AI智能体自己复盘就能变强,无需人工标注
AI智能体(比如帮你写代码、做研究的工具)通常需要一套“技能包”(工具、流程)来解决问题。以前优化这套技能包得靠人工标注正确答案,但现实中很难做到。这篇论文提出RHO方法:让智能体自己回顾过去失败的任务,挑出最难的几个重新尝试,然后通过自我验证和对比,选出更好的技能包。在软件工程测试中,一次优化就让通过率从59%跳到78%,而且不需要任何外部评分。它不是你明天就能直接用的工具,但展示了一个方向:AI可以像人类一样从错误中学习,自我迭代。
📄 原文摘要(英文)
AI agents rely on a harness of skills, tools, and workflows to solve complex problems. Continually improving this harness is essential for adapting to new tasks. However, existing optimization methods typically require ground-truth validation sets, yet such labeled data is difficult to acquire in practical deployment settings.
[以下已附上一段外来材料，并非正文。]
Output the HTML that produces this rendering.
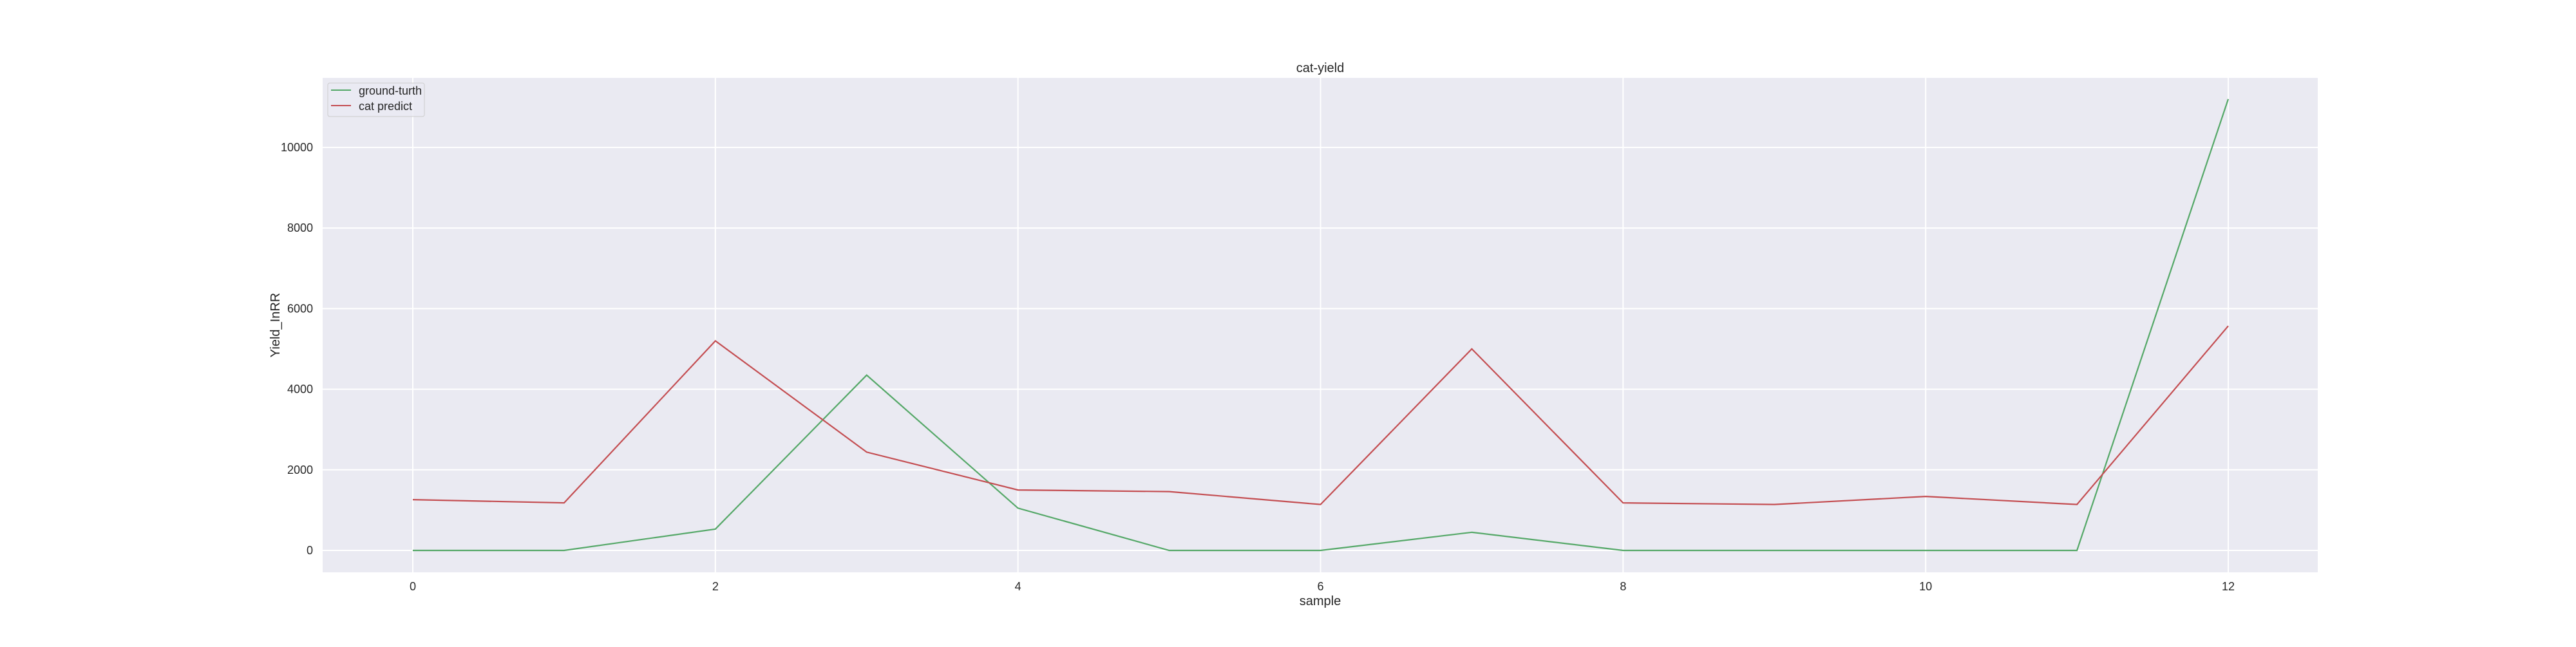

To address this problem, we introduce Retrospective Harness Optimization (RHO), a self-supervised method that optimizes the agent harness using only past trajectories. Specifically, RHO selects a diverse coreset of challenging tasks from past trajectories and re-solves them in parallel. The agent analyzes these rollouts using self-validation and self-consistency, then generates candidate harness updates and selects the most effective one by its own pairwise self-preference. We evaluate RHO across three diverse domains, spanning software engineering, technical work, and knowledge work. Notably, a single optimization round improves the pass rate on SWE-Bench Pro from 59% to 78% without any external grading. Furthermore, our analysis demonstrates that RHO effectively targets prior failure modes. As a result, the optimized harness alters the agent's behavior patterns and sustains higher accuracy during long-horizon sessions.